We can start by cleaning the objects we created in the hello world use case.

To do so we can simply use the `delete_pipeline` function of the sdk. 

In [None]:
sdk.delete_pipeline(pipeline_name="part-1-hello-world")

## Upload dataset to Data Store

This use case uses the famous Iris dataset.

With the Craft.AI platform, your environment comes with computational resources and file storage. That's what we call the **data store**.

You can upload and download files and organize them using the SDK.

We will start by uploading this dataset to the data store using the `upload_data_store_object` function of the sdk. 

You have to pass two arguments:
- `filepath_or_buffer` : path of the file to be uploaded or a file-like object
- `object_path_in_datastore`: path to save the file to

You can find further information in the SDK documentation.

In the following cell we first load the iris dataset from sklearn, then write it to the disk before uploading it to the data store. We then remove the file from the disk.

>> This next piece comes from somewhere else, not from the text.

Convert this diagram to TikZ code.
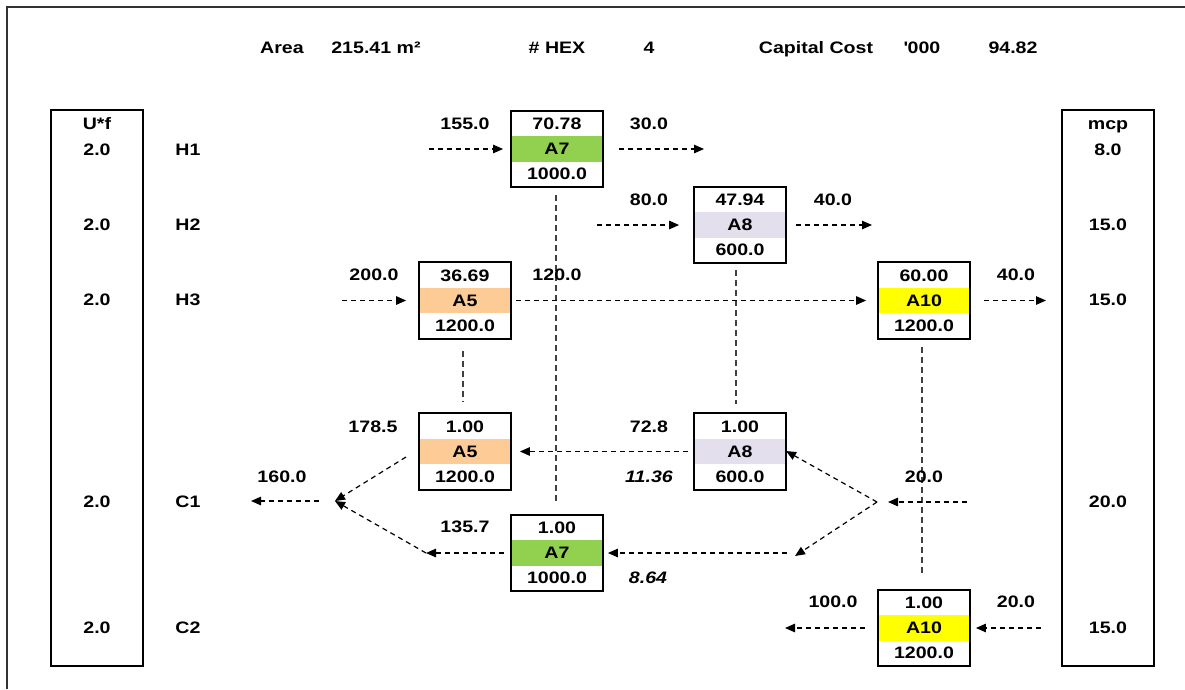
\documentclass[tikz,border=0pt]{standalone}
\usepackage{fontspec}
\setmainfont{Liberation Sans}[FakeStretch=1.18]
\usetikzlibrary{arrows.meta}
\definecolor{bandgreen}{HTML}{92D050}
\definecolor{bandpeach}{HTML}{FCCB96}
\definecolor{bandlilac}{HTML}{E3DFED}
\definecolor{bandyellow}{HTML}{FFFF00}
\definecolor{framegrey}{HTML}{333333}
\tikzset{
  txt/.style={font=\bfseries\fontsize{16.6}{18}\selectfont, inner sep=0pt, text height=11.9pt, text depth=0pt},
  itxt/.style={txt, font=\bfseries\itshape\fontsize{16.6}{18}\selectfont},
  hexbox/.style={draw, line width=1.8pt, minimum width=92pt, minimum height=76.5pt, inner sep=0pt},
  colbox/.style={draw, line width=1.8pt, minimum width=92pt, minimum height=556pt, inner sep=0pt},
  flow/.style={line width=1.2pt, dash pattern=on 5pt off 4pt, -{Triangle[length=10pt,width=8.5pt]}},
  tie/.style={line width=1.2pt, dash pattern=on 6pt off 4pt, draw=black!75},
}
% heat exchanger: name, x, y, duty, label, area cost, band colour
\newcommand\hexunit[7]{%
  \node[hexbox, path picture={\fill[#7] ([yshift=12.75pt]path picture bounding box.west) rectangle ([yshift=-12.75pt]path picture bounding box.east);}] (#1) at (#2,#3) {};
  \node[txt] (#1t) at ([yshift=25pt]#1.center) {#4};
  \node[txt] (#1m) at (#1.center) {#5};
  \node[txt] (#1b) at ([yshift=-25pt]#1.center) {#6};
}
\newcommand\quotechar{\XeTeXglyph\XeTeXcharglyph"0027\relax}
\begin{document}
\begin{tikzpicture}[x=1pt, y=-1pt]
\useasboundingbox (0,0) rectangle (1185,689);
% frame
\draw[framegrey, line width=2pt] (6.5,689) -- (6.5,6.5) -- (1185,6.5);

% summary line
\node[txt] (area) at (282,48) {Area};
\node[txt] (areav) at (376,48) {215.41 m²};
\node[txt] (nhex) at (557,48) {\# HEX};
\node[txt] (nhexv) at (649,48) {4};
\node[txt] (cost) at (816,48) {Capital Cost};
\node[txt] (costu) at (922,48) {\quotechar000};
\node[txt] (costv) at (1013,48) {94.82};

% side columns
\node[colbox] (ucol) at (97,388) {};
\node[colbox] (mcol) at (1108,388) {};
\node[txt] (uhead) at (97,124) {U*f};
\node[txt] (mhead) at (1108,124) {mcp};
\foreach \yy/\uf/\nm/\mc [count=\i] in {150/2.0/H1/8.0, 225/2.0/H2/15.0, 300/2.0/H3/15.0, 502/2.0/C1/20.0, 628/2.0/C2/15.0}{
  \node[txt] (uf\i) at (97,\yy) {\uf};
  \node[txt] (sn\i) at (188,\yy) {\nm};
  \node[txt] (mc\i) at (1108,\yy) {\mc};
}

% exchangers
\hexunit{A7h}{557}{149}{70.78}{A7}{1000.0}{bandgreen}
\hexunit{A8h}{740}{225}{47.94}{A8}{600.0}{bandlilac}
\hexunit{A5h}{465}{300.5}{36.69}{A5}{1200.0}{bandpeach}
\hexunit{A10h}{924}{300.5}{60.00}{A10}{1200.0}{bandyellow}
\hexunit{A5c}{465}{451.5}{1.00}{A5}{1200.0}{bandpeach}
\hexunit{A8c}{740}{451.5}{1.00}{A8}{600.0}{bandlilac}
\hexunit{A7c}{557}{553}{1.00}{A7}{1000.0}{bandgreen}
\hexunit{A10c}{924}{628}{1.00}{A10}{1200.0}{bandyellow}

% ties between the two sides of each exchanger
\draw[tie, shorten <=7pt, shorten >=10pt] ([xshift=-1pt]A7h.south) -- ([xshift=-1pt]A7c.north);
\draw[tie, shorten <=6pt, shorten >=8pt] ([xshift=-4pt]A8h.south) -- ([xshift=-4pt]A8c.north);
\draw[tie, shorten <=11pt, shorten >=11pt] ([xshift=-2pt]A5h.south) -- ([xshift=-2pt]A5c.north);
\draw[tie, shorten <=7pt, shorten >=13pt] ([xshift=-2pt]A10h.south) -- ([xshift=-2pt]A10c.north);

% hot streams
\coordinate (h1in) at (429,149);
\coordinate (h1out) at (704,149);
\draw[flow, shorten >=7pt] (h1in) -- (A7h.west);
\draw[flow, shorten <=15pt] (A7h.east) -- (h1out);
\coordinate (h2in) at (597,225);
\coordinate (h2out) at (872,225);
\draw[flow, shorten >=14pt] (h2in) -- (A8h.west);
\draw[flow, shorten <=9pt] (A8h.east) -- (h2out);
\coordinate (h3in) at (342,300.5);
\coordinate (h3out) at (1046,300.5);
\draw[flow, shorten >=12pt] (h3in) -- (A5h.west);
\draw[flow, shorten <=4pt, shorten >=11pt] (A5h.east) -- (A10h.west);
\draw[flow, shorten <=13pt] (A10h.east) -- (h3out);

% cold stream C2
\coordinate (c2in) at (1041,628);
\coordinate (c2out) at (785,628);
\draw[flow, shorten >=5pt] (c2in) -- (A10c.east);
\draw[flow, shorten <=12pt] (A10c.west) -- (c2out);

% cold stream C1 with split and mix
\coordinate (c1in) at (967,502);
\coordinate (c1split) at (877,502);
\coordinate (c1low) at (795,556);
\coordinate (c1ret) at (787,553);
\coordinate (c1mid) at (426,553);
\coordinate (c1a5) at (406,457);
\coordinate (c1mix) at (335,501);
\coordinate (c1out) at (251,501);
\draw[flow, shorten >=11pt] (c1in) -- (c1split);
\draw[flow, shorten >=-1pt] (c1split) -- (A8c.east);
\draw[flow] (c1split) -- (c1low);
\draw[flow, shorten >=4pt] (c1ret) -- (A7c.east);
\draw[flow, shorten <=6pt] (A7c.west) -- (c1mid);
\draw[flow] (c1mid) -- (c1mix);
\draw[flow, shorten <=5pt, shorten >=8pt] (A8c.west) -- (A5c.east);
\draw[flow] (c1a5) -- (c1mix);
\draw[flow, shorten <=16pt] (c1mix) -- (c1out);

% stream temperatures
\node[txt] (t1) at (465,124) {155.0};
\node[txt] (t2) at (649,124) {30.0};
\node[txt] (t3) at (649,200) {80.0};
\node[txt] (t4) at (833,200) {40.0};
\node[txt] (t5) at (374,275) {200.0};
\node[txt] (t6) at (557,275) {120.0};
\node[txt] (t7) at (1016,275) {40.0};
\node[txt] (t8) at (373,427) {178.5};
\node[txt] (t9) at (649,427) {72.8};
\node[itxt] (r1) at (649,477) {11.36};
\node[txt] (t10) at (282,477) {160.0};
\node[txt] (t11) at (924,477) {20.0};
\node[txt] (t12) at (465,527) {135.7};
\node[itxt] (r2) at (648,578) {8.64};
\node[txt] (t13) at (833,602) {100.0};
\node[txt] (t14) at (1016,602) {20.0};
\end{tikzpicture}
\end{document}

You could avoid writing the dataset to the disk using file-like object.

In [None]:
iris = datasets.load_iris(as_frame=True)
iris_df = pd.concat([iris.data, iris.target], axis=1)
iris_df.to_parquet("iris.parquet")

sdk.upload_data_store_object(
    filepath_or_buffer="iris.parquet",
    object_path_in_datastore="get_started/dataset/iris.parquet",
)

os.remove("iris.parquet")

We can also check all the objects contained in the datastore using the `list_data_store_objects` function.

In [None]:
sdk.list_data_store_objects()

And get information about a specific item with the `get_data_store_object_information` function.

In [None]:
sdk.get_data_store_object_information("get_started/dataset/iris.parquet")

## Pipeline creation with the SDK

### Create a pipeline

Now, it's time to create the **pipeline** embedding our code. 

We will do exactly what we have done previously in the *Hello_world* section, but this time we will use more advanced options.

The argument `container_config` can contain other many things to parametrize our pipeline. 
Here we will focus on one new specific parameter:
- `requirements_path`: in order for our `requirements.txt` file to be taken into account and therefore to onboard all necessary librairies in the pipeline, we add the relative path of this file in the `container_config`.

You can find further information and configuration settings in the SDK documentation.

The `requirements_path` can also be **specified by default** directly in your project, on the platform (in the Settings of your project). If you specify this argument in your pipeline creation, it will take it first into account before checking the values set at the project level.


In [None]:
sdk.create_pipeline(
    pipeline_name="part-2-iristrain",
    function_path="src/part-2-iris-train.py",
    function_name="trainIris",
    description="This function creates a classifier model for iris and makes prediction on test data set",
    container_config={
        "local_folder": "../../get_started",
        "requirements_path": "requirements.txt",
    },
)

## Run your Pipeline

In [None]:
sdk.run_pipeline(pipeline_name="part-2-iristrain")

## Check model creation

We can check the creation of the model by investigating the data store.

Using the previously introduced `get_data_store_object_information`, we can easily verify that the model has been created and well uploaded.

In [None]:
sdk.get_data_store_object_information("get_started/models/iris_knn_model.joblib")

Finally, to clean the datastore, we use the `delete_data_store_object` function.

In [None]:
# sdk.delete_data_store_object("get_started/models/iris_knn_model.joblib")
# sdk.delete_data_store_object("get_started/dataset/iris.parquet")